On the second shift of the third period, Evgeny Kuznetsov and defenseman John Carlson broke free with just the goaltender in front of them. Kuznetsov scored easily to restore the two-goal lead, celebrating by twirling his fist in the air as if he had a lasso. Blue Jackets defenseman Zach Werenski made it a one-goal game with 3:02 left, but Washington withstood the late-game push from the Blue Jackets, thanks to 16 saves from Holtby in just the third period.
“The game was very tight, especially first two periods,” Ovechkin said. “They have advantage, we have advantage. In the third period it was very important goal for us, Kuzy scored. We knew when Holts play like that, it’s very hard to score against him. He save us and he give us two points.”
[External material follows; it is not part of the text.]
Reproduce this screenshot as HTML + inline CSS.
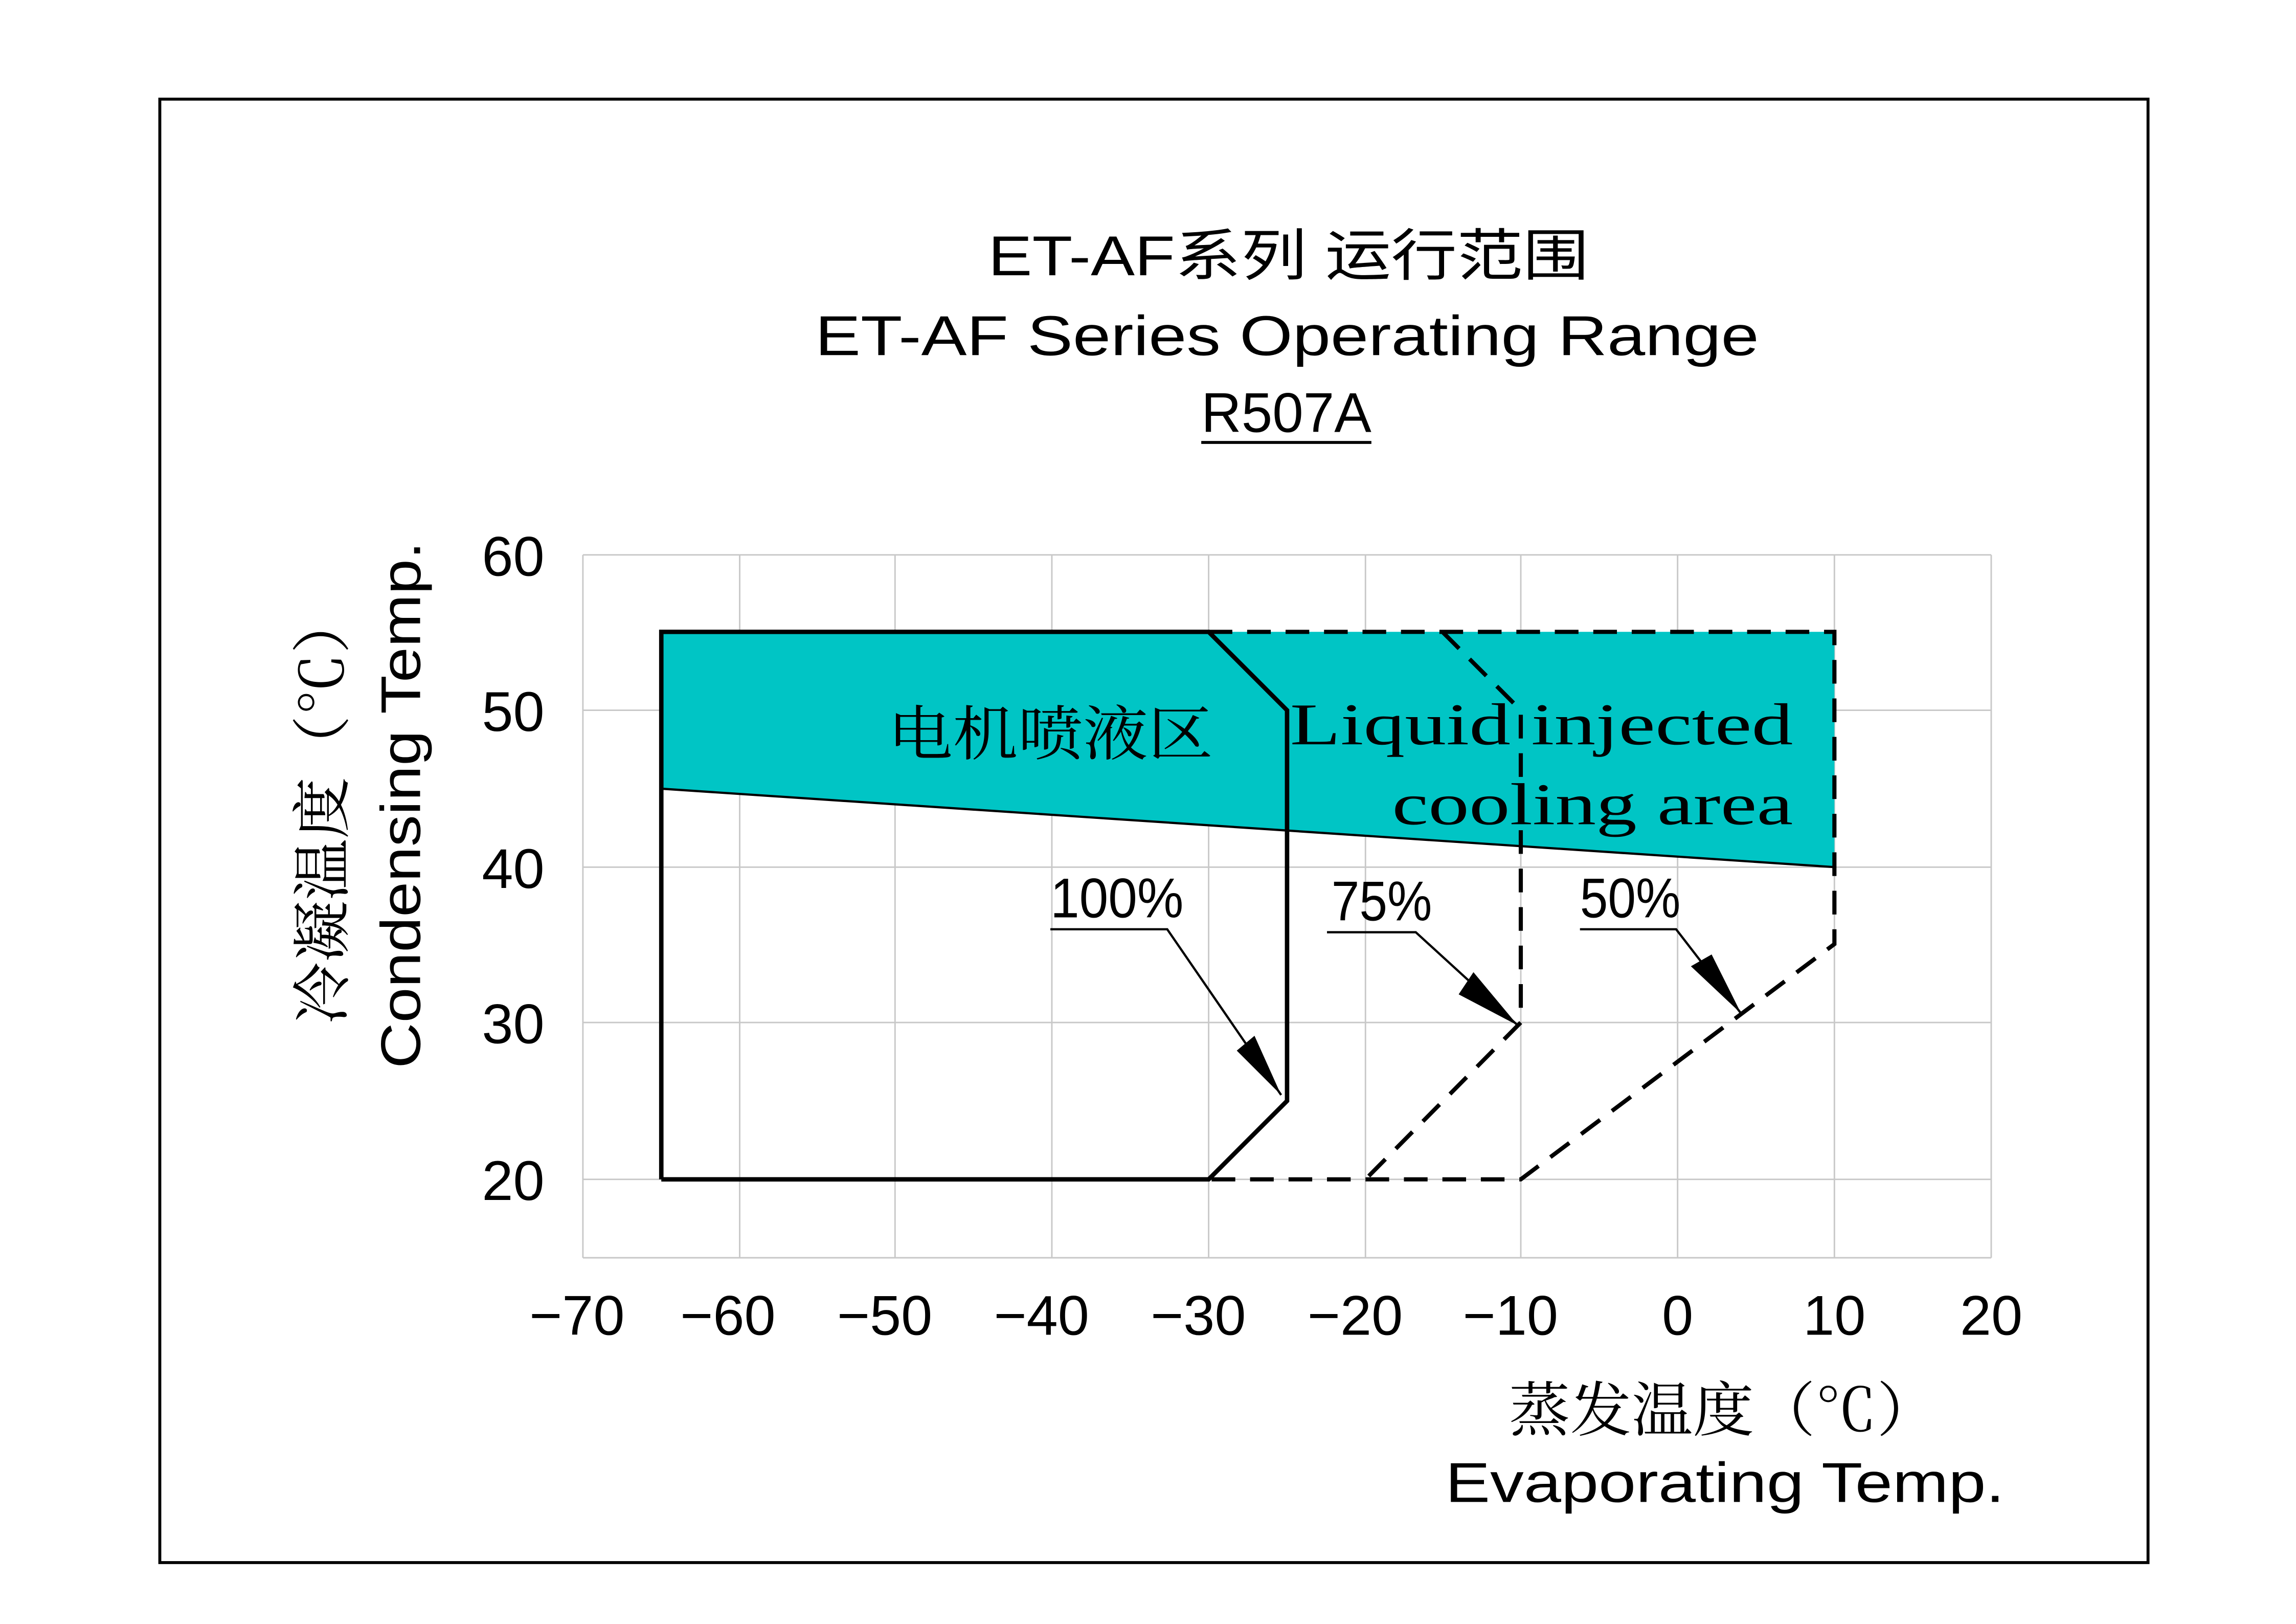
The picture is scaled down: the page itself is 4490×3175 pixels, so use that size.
<!DOCTYPE html>
<html><head><meta charset="utf-8"><style>html,body{margin:0;padding:0;background:#fff}svg{display:block}</style></head><body>
<svg xmlns="http://www.w3.org/2000/svg" width="4490" height="3175" viewBox="0 0 1552 1097.5">
<rect width="1552" height="1097.5" fill="#fff"/>
<rect x="108" y="67" width="1344" height="989" fill="none" stroke="#000" stroke-width="2"/>
<g stroke="#c8c8c8" stroke-width="1">
<line x1="394" y1="375" x2="1346" y2="375"/><line x1="394" y1="480" x2="1346" y2="480"/><line x1="394" y1="586" x2="1346" y2="586"/><line x1="394" y1="691" x2="1346" y2="691"/><line x1="394" y1="797" x2="1346" y2="797"/><line x1="394" y1="850" x2="1346" y2="850"/>
<line x1="394" y1="375" x2="394" y2="850"/><line x1="500" y1="375" x2="500" y2="850"/><line x1="605" y1="375" x2="605" y2="850"/><line x1="711" y1="375" x2="711" y2="850"/><line x1="817" y1="375" x2="817" y2="850"/><line x1="923" y1="375" x2="923" y2="850"/><line x1="1028" y1="375" x2="1028" y2="850"/><line x1="1134" y1="375" x2="1134" y2="850"/><line x1="1240" y1="375" x2="1240" y2="850"/><line x1="1346" y1="375" x2="1346" y2="850"/>
</g>
<polygon points="447,427 1240,427 1240,586 447,533" fill="#00c5c5"/>
<line x1="447" y1="533" x2="1240" y2="586" stroke="#000" stroke-width="1.5"/>
<g fill="none" stroke="#000" stroke-width="2.8" stroke-dasharray="16,10">
<polyline points="817,427 1240,427 1240,638 1028,797 817,797"/>
<polyline points="975,427 1028,480 1028,691 923,797"/>
</g>
<polyline points="447,797 447,427 817,427 870,480 870,744 817,797 447,797" fill="none" stroke="#000" stroke-width="3"/>
<g stroke="#000" stroke-width="1.5" fill="none">
<polyline points="710,628 789,628 866,740"/>
<polyline points="897,630 957,630 1026,693"/>
<polyline points="1068,628 1133,628 1177,685"/>
</g>
<g fill="#000">
<polygon points="866,740 836,710 848,700"/>
<polygon points="1026,693 986,672 996,657"/>
<polygon points="1177,685 1143,653 1157,645"/>
</g>
<g font-family="'Liberation Sans', sans-serif" font-size="38" fill="#000">
<text x="710" y="620" textLength="90" lengthAdjust="spacingAndGlyphs">100%</text>
<text x="900" y="622" textLength="68" lengthAdjust="spacingAndGlyphs">75%</text>
<text x="1068" y="620" textLength="68" lengthAdjust="spacingAndGlyphs">50%</text>
</g>
<g font-family="'Liberation Serif','Noto Serif CJK SC', serif" font-size="40" fill="#000">
<text x="600" y="510" textLength="220" lengthAdjust="spacingAndGlyphs">电机喷液区</text>
<text x="872" y="503" textLength="340" lengthAdjust="spacingAndGlyphs">Liquid injected</text>
<text x="941" y="557" textLength="271" lengthAdjust="spacingAndGlyphs">cooling area</text>
</g>
<g font-family="'Liberation Sans', sans-serif" font-size="38" fill="#000" text-anchor="end">
<text x="368" y="389">60</text><text x="368" y="494">50</text><text x="368" y="600">40</text><text x="368" y="705">30</text><text x="368" y="811">20</text>
</g>
<g font-family="'Liberation Sans', sans-serif" font-size="38" fill="#000" text-anchor="middle">
<text x="390" y="902">−70</text><text x="492" y="902">−60</text><text x="598" y="902">−50</text><text x="704" y="902">−40</text><text x="810" y="902">−30</text><text x="916" y="902">−20</text><text x="1021" y="902">−10</text><text x="1134" y="902">0</text><text x="1240" y="902">10</text><text x="1346" y="902">20</text>
</g>
<g font-family="'Liberation Sans','Noto Sans CJK SC', sans-serif" font-size="38" fill="#000">
<text x="668" y="186" textLength="406" lengthAdjust="spacingAndGlyphs">ET-AF系列 运行范围</text>
<text x="551" y="240" textLength="638" lengthAdjust="spacingAndGlyphs">ET-AF Series Operating Range</text>
<text x="812" y="292" textLength="115" lengthAdjust="spacingAndGlyphs">R507A</text>
<line x1="812" y1="299" x2="927" y2="299" stroke="#000" stroke-width="2"/>
</g>
<g font-family="'Liberation Serif','Noto Serif CJK SC', serif" font-size="40" fill="#000">
<text x="1020" y="967" textLength="290" lengthAdjust="spacingAndGlyphs">蒸发温度（℃）</text>
</g>
<g font-family="'Liberation Sans', sans-serif" font-size="38" fill="#000">
<text x="977" y="1015" textLength="378" lengthAdjust="spacingAndGlyphs">Evaporating Temp.</text>
</g>
<text transform="translate(232,692) rotate(-90)" font-family="'Liberation Serif','Noto Serif CJK SC', serif" font-size="40" textLength="292" lengthAdjust="spacingAndGlyphs">冷凝温度（℃）</text>
<text transform="translate(284,722) rotate(-90)" font-family="'Liberation Sans', sans-serif" font-size="38" textLength="356" lengthAdjust="spacingAndGlyphs">Condensing Temp.</text>
</svg>
</body></html>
With the Capitals coming off a 5-2 loss to the Los Angeles Kings on Thursday, Coach Barry Trotz made some lineup tweaks before Saturday’s game. The top-six forwards were untouched, but Washington’s bottom two lines have lacked consistency, with the fourth line producing just four even-strength goals all year — not including ones on an empty net. Trotz had been experimenting with the third line over the past week, scratching Connolly for two games.
But with the trio of center Lars Eller with Devante Smith-Pelly and Tyler Graovac playing poorly in Thursday’s game, Trotz put Connolly back in the lineup and created a new third line with Eller centering him and Chandler Stephenson. Stephenson didn’t play in the third period, out because of an upper-body injury that will be reevaluated on Sunday.
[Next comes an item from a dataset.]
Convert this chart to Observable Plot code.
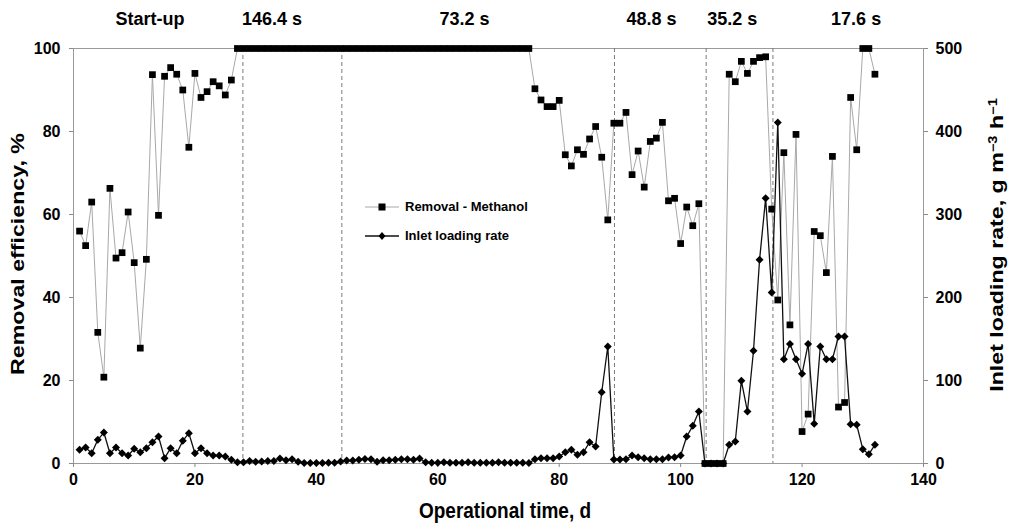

After Connolly scored a career-high 15 goals last season, earning a two-year deal, he had gotten off to a slow start this season with just two goals and two assists through 17 games. Connolly took advantage of his opportunity back in the lineup. On that third line’s first shift of the game, Eller won a battle along the boards, flinging the puck into the center of the ice. Connolly collected it in the slot, beating goaltender Sergei Bobrovsky with a wrist shot. That put the Capitals up 1-0 just 63 seconds into the game.
Then, 1:03 later, Alex Chiasson beat Bobrovsky in similar fashion, with a wrist shot directly in front of the net. Bobrovsky is the reigning Vezina Trophy winner as the league’s best goaltender, and he is a front-runner to win the award again. He entered the game against the Capitals 6-1-0 with a 1.13 goals against average and a .961 save percentage in his past seven starts.
But his numbers have been historically mediocre against Washington — 6-7-4 with a 3.02 goals against average and a .905 save percentage over his career. That wasn’t even including Saturday’s result, when he got outdueled by the goaltender in the opposite net.
“Braden was the reason we won,” Trotz said. “He was the best player on the ice tonight. I thought he fought through traffic. I thought he was really strong in a lot of areas.”